## DATA SHOWN
-*-

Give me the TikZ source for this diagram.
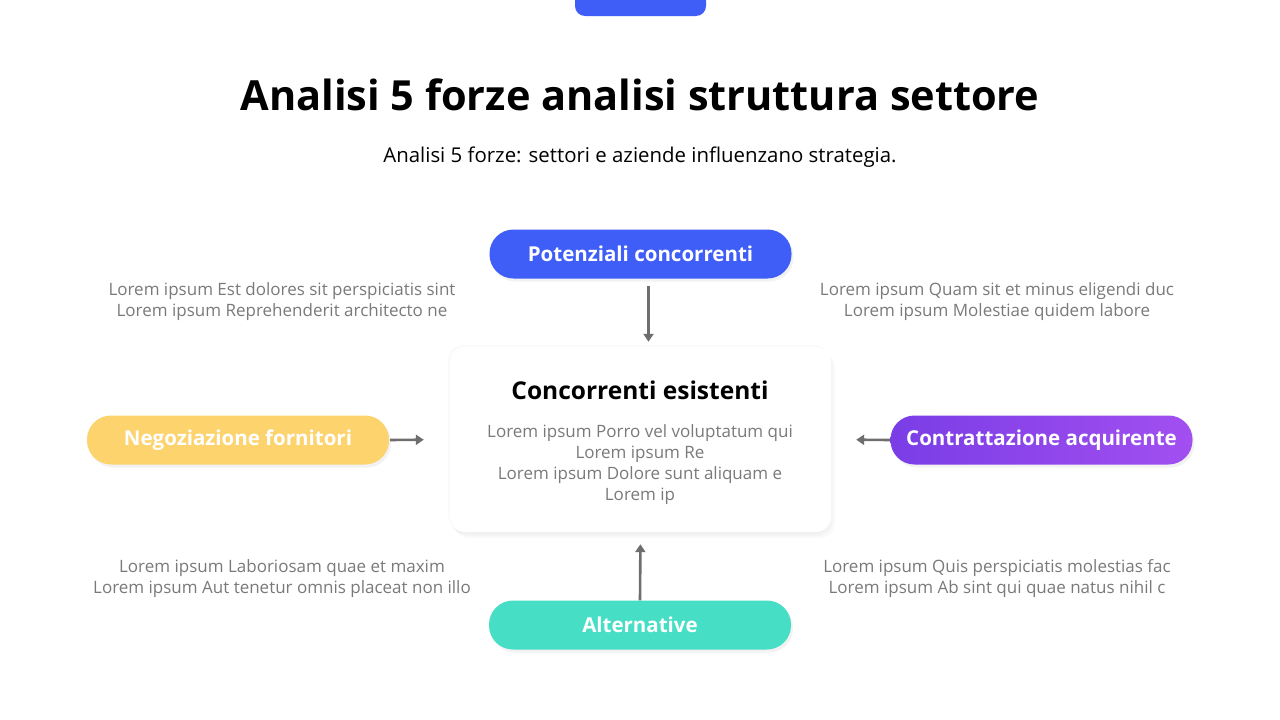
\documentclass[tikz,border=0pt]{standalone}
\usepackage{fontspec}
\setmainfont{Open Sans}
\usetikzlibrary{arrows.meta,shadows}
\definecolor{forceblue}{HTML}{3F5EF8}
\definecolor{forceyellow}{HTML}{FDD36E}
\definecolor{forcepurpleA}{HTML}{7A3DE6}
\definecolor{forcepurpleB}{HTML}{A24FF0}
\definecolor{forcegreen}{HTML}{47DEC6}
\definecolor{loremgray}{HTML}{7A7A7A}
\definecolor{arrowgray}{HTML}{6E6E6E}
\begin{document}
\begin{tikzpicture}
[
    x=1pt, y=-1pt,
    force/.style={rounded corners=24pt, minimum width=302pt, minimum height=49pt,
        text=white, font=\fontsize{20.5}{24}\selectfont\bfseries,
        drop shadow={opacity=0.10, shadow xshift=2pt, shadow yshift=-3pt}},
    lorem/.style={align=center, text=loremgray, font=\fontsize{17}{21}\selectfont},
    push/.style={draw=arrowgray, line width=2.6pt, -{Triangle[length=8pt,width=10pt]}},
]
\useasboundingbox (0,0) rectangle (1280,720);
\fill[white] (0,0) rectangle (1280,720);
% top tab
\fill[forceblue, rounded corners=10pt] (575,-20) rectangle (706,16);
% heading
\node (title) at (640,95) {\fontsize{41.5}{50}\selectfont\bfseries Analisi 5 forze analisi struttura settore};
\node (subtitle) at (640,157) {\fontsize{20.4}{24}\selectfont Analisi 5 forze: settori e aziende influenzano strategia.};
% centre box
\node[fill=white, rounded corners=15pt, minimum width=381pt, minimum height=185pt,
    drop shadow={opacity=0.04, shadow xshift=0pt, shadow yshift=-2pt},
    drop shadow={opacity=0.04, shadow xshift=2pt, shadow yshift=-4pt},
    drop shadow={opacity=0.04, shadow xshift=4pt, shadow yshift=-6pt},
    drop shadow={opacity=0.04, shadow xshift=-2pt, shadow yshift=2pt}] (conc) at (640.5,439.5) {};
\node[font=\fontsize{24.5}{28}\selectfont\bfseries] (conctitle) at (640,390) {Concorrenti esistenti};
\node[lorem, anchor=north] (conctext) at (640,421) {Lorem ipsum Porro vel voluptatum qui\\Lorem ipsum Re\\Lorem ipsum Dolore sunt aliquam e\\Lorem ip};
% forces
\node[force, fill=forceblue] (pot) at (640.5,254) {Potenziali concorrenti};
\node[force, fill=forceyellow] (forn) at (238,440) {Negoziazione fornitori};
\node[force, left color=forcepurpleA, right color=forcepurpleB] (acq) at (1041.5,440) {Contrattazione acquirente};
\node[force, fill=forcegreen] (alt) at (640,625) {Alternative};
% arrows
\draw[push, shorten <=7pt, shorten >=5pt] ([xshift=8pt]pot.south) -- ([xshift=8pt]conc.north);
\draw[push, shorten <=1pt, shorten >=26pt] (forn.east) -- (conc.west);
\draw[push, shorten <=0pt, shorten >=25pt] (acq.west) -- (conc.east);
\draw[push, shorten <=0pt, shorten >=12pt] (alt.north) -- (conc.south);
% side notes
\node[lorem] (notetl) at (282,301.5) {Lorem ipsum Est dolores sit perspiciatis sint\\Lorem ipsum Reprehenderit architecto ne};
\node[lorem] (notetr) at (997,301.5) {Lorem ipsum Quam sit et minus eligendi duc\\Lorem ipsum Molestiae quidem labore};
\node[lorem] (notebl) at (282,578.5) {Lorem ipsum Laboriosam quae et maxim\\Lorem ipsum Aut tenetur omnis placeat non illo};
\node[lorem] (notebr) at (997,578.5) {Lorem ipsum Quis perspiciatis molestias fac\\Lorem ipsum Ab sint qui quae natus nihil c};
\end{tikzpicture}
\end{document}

-*-

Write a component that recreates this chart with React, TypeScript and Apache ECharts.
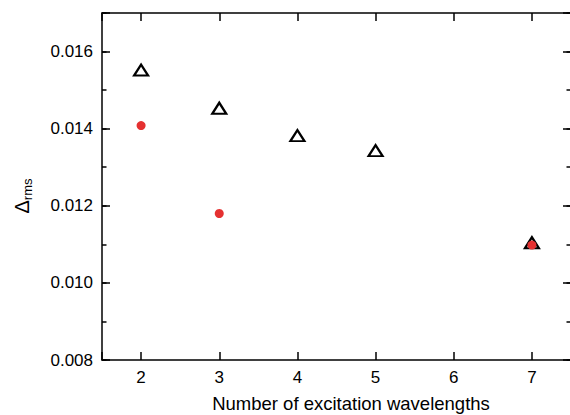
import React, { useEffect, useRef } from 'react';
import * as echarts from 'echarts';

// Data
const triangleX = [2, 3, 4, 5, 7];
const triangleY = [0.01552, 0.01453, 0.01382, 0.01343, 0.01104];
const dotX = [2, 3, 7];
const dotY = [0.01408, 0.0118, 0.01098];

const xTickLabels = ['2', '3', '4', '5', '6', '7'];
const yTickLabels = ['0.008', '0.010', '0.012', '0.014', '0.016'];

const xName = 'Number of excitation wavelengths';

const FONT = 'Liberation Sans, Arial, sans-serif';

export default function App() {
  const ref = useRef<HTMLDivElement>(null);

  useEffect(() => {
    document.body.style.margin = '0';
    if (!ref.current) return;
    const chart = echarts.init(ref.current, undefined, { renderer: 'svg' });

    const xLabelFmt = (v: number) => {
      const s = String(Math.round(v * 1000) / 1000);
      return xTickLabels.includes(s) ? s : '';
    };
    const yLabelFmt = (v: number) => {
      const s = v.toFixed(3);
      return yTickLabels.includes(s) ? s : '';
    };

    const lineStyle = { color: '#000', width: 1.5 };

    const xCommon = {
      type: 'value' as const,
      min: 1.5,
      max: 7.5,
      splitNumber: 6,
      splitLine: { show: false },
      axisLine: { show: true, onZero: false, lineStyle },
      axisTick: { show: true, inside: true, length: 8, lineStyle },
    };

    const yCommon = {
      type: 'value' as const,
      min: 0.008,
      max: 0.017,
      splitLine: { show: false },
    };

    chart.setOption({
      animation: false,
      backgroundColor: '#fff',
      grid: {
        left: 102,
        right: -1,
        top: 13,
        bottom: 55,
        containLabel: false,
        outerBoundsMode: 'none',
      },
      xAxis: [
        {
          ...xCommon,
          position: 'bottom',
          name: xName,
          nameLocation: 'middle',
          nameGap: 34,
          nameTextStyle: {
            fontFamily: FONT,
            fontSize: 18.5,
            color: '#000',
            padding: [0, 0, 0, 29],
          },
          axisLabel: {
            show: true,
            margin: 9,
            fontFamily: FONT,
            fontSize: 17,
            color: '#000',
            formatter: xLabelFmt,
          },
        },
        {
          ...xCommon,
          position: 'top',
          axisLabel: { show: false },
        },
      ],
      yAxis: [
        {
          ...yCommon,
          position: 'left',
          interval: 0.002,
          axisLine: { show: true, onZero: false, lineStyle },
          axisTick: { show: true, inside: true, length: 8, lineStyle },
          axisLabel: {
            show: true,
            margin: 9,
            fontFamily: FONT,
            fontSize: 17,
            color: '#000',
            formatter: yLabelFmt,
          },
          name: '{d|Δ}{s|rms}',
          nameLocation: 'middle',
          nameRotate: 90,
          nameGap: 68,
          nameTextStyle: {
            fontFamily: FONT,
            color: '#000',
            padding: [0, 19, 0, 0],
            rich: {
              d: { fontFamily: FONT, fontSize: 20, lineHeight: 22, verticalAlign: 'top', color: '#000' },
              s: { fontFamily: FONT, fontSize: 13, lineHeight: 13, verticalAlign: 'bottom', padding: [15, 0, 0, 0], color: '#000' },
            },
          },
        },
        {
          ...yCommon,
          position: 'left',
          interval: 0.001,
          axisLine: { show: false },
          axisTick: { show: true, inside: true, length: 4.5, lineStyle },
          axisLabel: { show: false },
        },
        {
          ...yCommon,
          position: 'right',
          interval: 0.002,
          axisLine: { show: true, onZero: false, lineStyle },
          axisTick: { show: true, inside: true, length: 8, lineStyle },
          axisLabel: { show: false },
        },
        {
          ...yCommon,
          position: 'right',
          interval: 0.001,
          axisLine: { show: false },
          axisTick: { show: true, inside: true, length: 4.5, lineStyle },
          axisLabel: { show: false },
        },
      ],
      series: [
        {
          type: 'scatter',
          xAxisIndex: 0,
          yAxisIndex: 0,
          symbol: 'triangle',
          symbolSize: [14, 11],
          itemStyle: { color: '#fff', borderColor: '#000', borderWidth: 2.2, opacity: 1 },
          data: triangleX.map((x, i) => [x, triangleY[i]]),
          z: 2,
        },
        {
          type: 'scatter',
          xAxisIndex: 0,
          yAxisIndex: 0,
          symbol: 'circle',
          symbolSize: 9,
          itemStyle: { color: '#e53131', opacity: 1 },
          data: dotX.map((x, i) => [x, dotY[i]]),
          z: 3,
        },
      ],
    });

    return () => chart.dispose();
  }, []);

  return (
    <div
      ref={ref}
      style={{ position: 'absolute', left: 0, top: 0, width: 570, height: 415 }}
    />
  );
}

-*-

## WHAT YOU NEED TO DO
Everything from the line with "Write a component" down to the line with "import * as echarts from 'echarts';" in the data above should be copied exactly, with both end lines kept and the pictures left out.

## RESULT FOR THIS TASK
Write a component that recreates this chart with React, TypeScript and Apache ECharts.
import React, { useEffect, useRef } from 'react';
import * as echarts from 'echarts';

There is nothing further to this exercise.